The Vascular Tissue Challenge prize purse is provided by NASA’s Centennial Challenges Program, part of NASA’s Space Technology Mission Directorate. Centennial Challenges, managed by the agency’s Marshall Space Flight Center in Huntsville, Alabama, is NASA’s citizen inventor prize program that invites the nation to help advance the technologies that will enable us to go to Mars and beyond, as well as improve life on Earth. The New Organ Alliance, which is administering the competition on behalf of NASA, is a nonprofit organization focused on regenerative medicine research and development to benefit human disease research and tissue engineering.
NASA is carrying forward its mission to reach out to new frontiers with the announcement today of plans for a “Vascular Tissue Challenge”, a $500,000 prize to be given to the team who can first develop vascular thick tissue that will lay the basis for treatments ranging everywhere from new tissue for burn victims to 3-D organ printing, and providing new organs for all who might need them, when they need them.
NASA has always reached beyond the limits of today. In the early 1960s, then U.S. President John F Kennedy issued a challenge to the science community to land a man on the moon and return him safely to the earth by the end of the decade. Think for a moment of the world in which President Kennedy issued that challenge: less than 2 decades since jet propulsion had come into use, in which a journey to the moon seemed impossible.

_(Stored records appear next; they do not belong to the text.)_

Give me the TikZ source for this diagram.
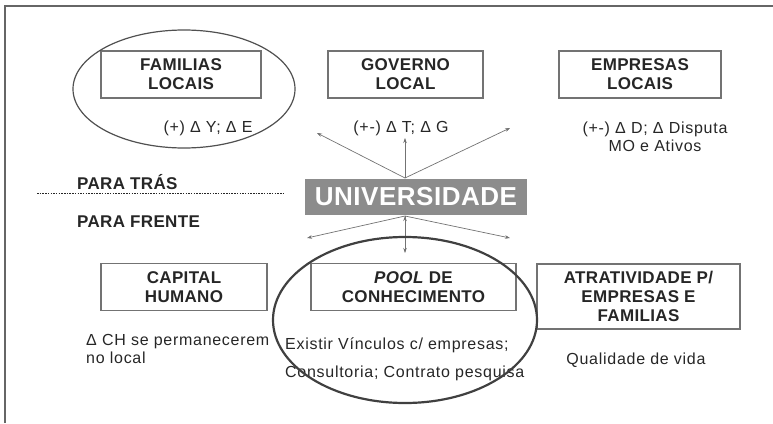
\documentclass[tikz,border=0pt]{standalone}
\usepackage{fontspec}
\setmainfont{Liberation Sans}
\newfontfamily\notefont[LetterSpace=4.5]{Liberation Sans}
\newfontfamily\boxfont[LetterSpace=2]{Liberation Sans}
\usetikzlibrary{arrows.meta}
\definecolor{linegray}{gray}{0.45}
\definecolor{txtgray}{gray}{0.15}
\tikzstyle{box}=[rectangle,draw=linegray,line width=1.3pt,minimum height=47pt,inner sep=0pt,align=center,text=txtgray,font=\boxfont\fontsize{17}{19}\selectfont\bfseries]
\tikzstyle{note}=[inner sep=0pt,text=txtgray,font=\notefont\fontsize{16}{18}\selectfont]
\tikzstyle{arr}=[draw=linegray,line width=0.7pt,-{Stealth[length=5pt,width=3.5pt]}]

\begin{document}
\begin{tikzpicture}[x=1pt,y=-1pt]
        \useasboundingbox (0,0) rectangle (773,423);
        \draw[gray!80!black,line width=2pt] (5,423) -- (5,6) -- (773,6);
        % upper row
        \draw (181,74.5)   node[box,minimum width=160pt](fam){FAMILIAS\\LOCAIS};
        \draw (405.5,74.5) node[box,minimum width=155pt](gov){GOVERNO\\LOCAL};
        \draw (640,74.5)   node[box,minimum width=162pt](emp){EMPRESAS\\LOCAIS};
        \draw (208,128) node[note](famtxt){(+) Δ Y; Δ E};
        \draw (401,128) node[note](govtxt){(+-) Δ T; Δ G};
        \draw (655,137) node[note,align=center](emptxt){(+-) Δ D; Δ Disputa\\MO e Ativos};
        \draw[linegray!70!black,line width=1.2pt] (184,89) ellipse [x radius=111pt,y radius=59pt];
        % centre
        \draw (416,197) node[fill=gray!90,minimum width=222pt,minimum height=36pt,inner sep=0pt,text=white,font=\boxfont\fontsize{26}{28}\selectfont\bfseries](univ){UNIVERSIDADE};
        \draw (77,182) node[note,anchor=west,font=\boxfont\fontsize{17}{19}\selectfont\bfseries](tras){PARA TRÁS};
        \draw (77,222) node[note,anchor=west,font=\boxfont\fontsize{17}{19}\selectfont\bfseries](frente){PARA FRENTE};
        \draw[txtgray,line width=0.8pt,dash pattern=on 1.5pt off 1.2pt] (37,193) -- (285,193);
        \coordinate (utop) at (405,178);
        \coordinate (ubot) at (405,216);
        \coordinate (tl) at (317,133);
        \coordinate (tu) at (405,138);
        \coordinate (tr) at (510,128);
        \coordinate (bl) at (307,238);
        \coordinate (bd) at (405,253);
        \coordinate (br) at (510,238);
        \path[arr]
            (utop) edge (tl)
            (utop) edge (tu)
            (utop) edge (tr)
            (ubot) edge (bl)
            (ubot) edge (bd)
            (ubot) edge (br);
        % lower row
        \draw (184,287)   node[box,minimum width=166pt](cap){CAPITAL\\HUMANO};
        \draw (413.5,287) node[box,minimum width=205pt](pool){\textit{POOL} DE\\CONHECIMENTO};
        \draw (638.5,296.5) node[box,minimum width=203pt,minimum height=65pt](atr){ATRATIVIDADE P/\\EMPRESAS E\\FAMILIAS};
        \draw (86,349) node[note,anchor=west,align=left](captxt){Δ CH se permanecerem\\no local};
        \draw (285,359) node[note,anchor=west,align=left](pooltxt){Existir Vínculos c/ empresas;\\[10pt]Consultoria; Contrato pesquisa};
        \draw (636,360) node[note](atrtxt){Qualidade de vida};
        \draw[black!75,line width=2.2pt] (405,320) ellipse [x radius=132pt,y radius=83pt];
\end{tikzpicture}
\end{document}
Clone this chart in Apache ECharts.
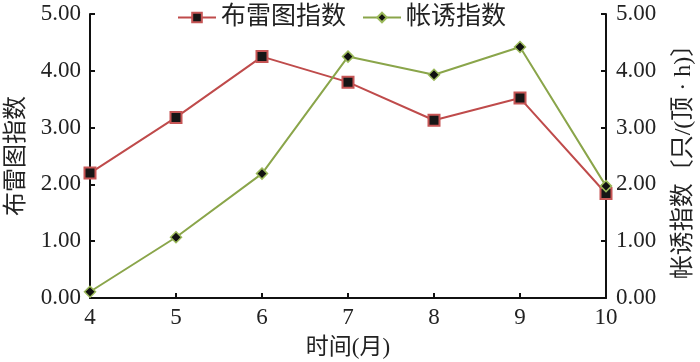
<!DOCTYPE html>
<html>
<head>
<meta charset="utf-8">
<script src="https://cdn.jsdelivr.net/npm/echarts@6/dist/echarts.min.js"></script>
<style>
  html, body { margin: 0; padding: 0; background: #fff; }
  #chart { width: 700px; height: 362px; }
</style>
</head>
<body>
<div id="chart"></div>
<script>
// 月份
var months = [4, 5, 6, 7, 8, 9, 10]
// 布雷图指数
var breteau = [2.20, 3.18, 4.25, 3.80, 3.13, 3.52, 1.84]
// 帐诱指数
var tentTrap = [0.11, 1.07, 2.19, 4.25, 3.93, 4.42, 1.97]

var serif = '"Liberation Serif", "DejaVu Serif", serif'
var cjk = '"Liberation Serif", "Noto Sans CJK SC", serif'

function pairs(vals) {
  return months.map(function (m, i) { return [m, vals[i]] })
}

var chart = echarts.init(document.getElementById('chart'))
chart.setOption({
  animation: false,
  grid: { left: 90, right: 94, top: 14, bottom: 64, outerBoundsMode: 'none', containLabel: false },
  legend: {
    top: 0,
    left: 172,
    itemWidth: 38,
    itemHeight: 12,
    itemGap: 16,
    textStyle: { fontFamily: cjk, fontSize: 25, color: '#222' },
    data: ['布雷图指数', '帐诱指数']
  },
  xAxis: {
    type: 'value',
    min: 4,
    max: 10,
    interval: 1,
    name: '时间(月)',
    nameLocation: 'middle',
    nameGap: 38,
    nameTextStyle: { fontFamily: cjk, fontSize: 23, color: '#222' },
    axisLine: { lineStyle: { color: '#111', width: 2 } },
    axisTick: { inside: true, length: 5, lineStyle: { color: '#111', width: 2 } },
    axisLabel: { fontFamily: serif, fontSize: 23, color: '#222', margin: 8 },
    splitLine: { show: false }
  },
  yAxis: [
    {
      type: 'value',
      min: 0,
      max: 5,
      interval: 1,
      name: '布雷图指数',
      nameLocation: 'middle',
      nameRotate: 90,
      nameGap: 61,
      nameTextStyle: { fontFamily: cjk, fontSize: 24, color: '#222' },
      axisLine: { show: true, lineStyle: { color: '#111', width: 2 } },
      axisTick: { show: true, inside: true, length: 5, lineStyle: { color: '#111', width: 2 } },
      axisLabel: { fontFamily: serif, fontSize: 23, color: '#222', margin: 9, formatter: function (v) { return v.toFixed(2) } },
      splitLine: { show: false }
    },
    {
      type: 'value',
      min: 0,
      max: 5,
      interval: 1,
      position: 'right',
      name: '帐诱指数〔只/(顶 · h)〕',
      nameLocation: 'middle',
      nameRotate: 90,
      nameGap: 66,
      nameTextStyle: { fontFamily: cjk, fontSize: 24, color: '#222' },
      axisLine: { show: true, lineStyle: { color: '#111', width: 2 } },
      axisTick: { show: true, inside: true, length: 5, lineStyle: { color: '#111', width: 2 } },
      axisLabel: { fontFamily: serif, fontSize: 23, color: '#222', margin: 10, formatter: function (v) { return v.toFixed(2) } },
      splitLine: { show: false }
    }
  ],
  series: [
    {
      name: '布雷图指数',
      type: 'line',
      yAxisIndex: 0,
      data: pairs(breteau),
      symbol: 'rect',
      symbolSize: 11,
      lineStyle: { color: '#bf4b4b', width: 2 },
      itemStyle: { color: '#161616', borderColor: '#c65555', borderWidth: 2 }
    },
    {
      name: '帐诱指数',
      type: 'line',
      yAxisIndex: 1,
      data: pairs(tentTrap),
      symbol: 'diamond',
      symbolSize: 11,
      lineStyle: { color: '#8aa54a', width: 2 },
      itemStyle: { color: '#111', borderColor: '#9bb95a', borderWidth: 1.5 }
    }
  ]
})
</script>
</body>
</html>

Only 60 years had passed from the first Wright brothers flight at Kitty Hawk! But when Neil Armstrong laid the first human footprint on the moon’s surface on July 21st, 1969, the seeming impossible had become reality because forward-looking, brave men and women refused to accept false limitations in what they could accomplish.
Just as they did a generation ago, brave men and women at NASA and in the medical research community are looking forward to accomplishing what has been thought impossible: the creation of tissue and organs for all who in need.
As with the moon shot, what seemed a giant task is believed to be within reach. To quote NASA’s website:
Developing this capability will enable new research initiatives that may bring real solutions to organ disease, skin burns and other medical concerns. NASA’s objective for this challenge is to produce viable thick-tissue assays above and beyond the current state of the art technology that can be used to advance research on human physiology, fundamental space biology, and medicine taking place both on the Earth and the ISS National Laboratory. Specifically, innovations may enable the growth of de novo tissues and organs on orbit which may address the risks related to traumatic bodily injury, improve general crew health, and enhance crew performance on future, long-duration mission.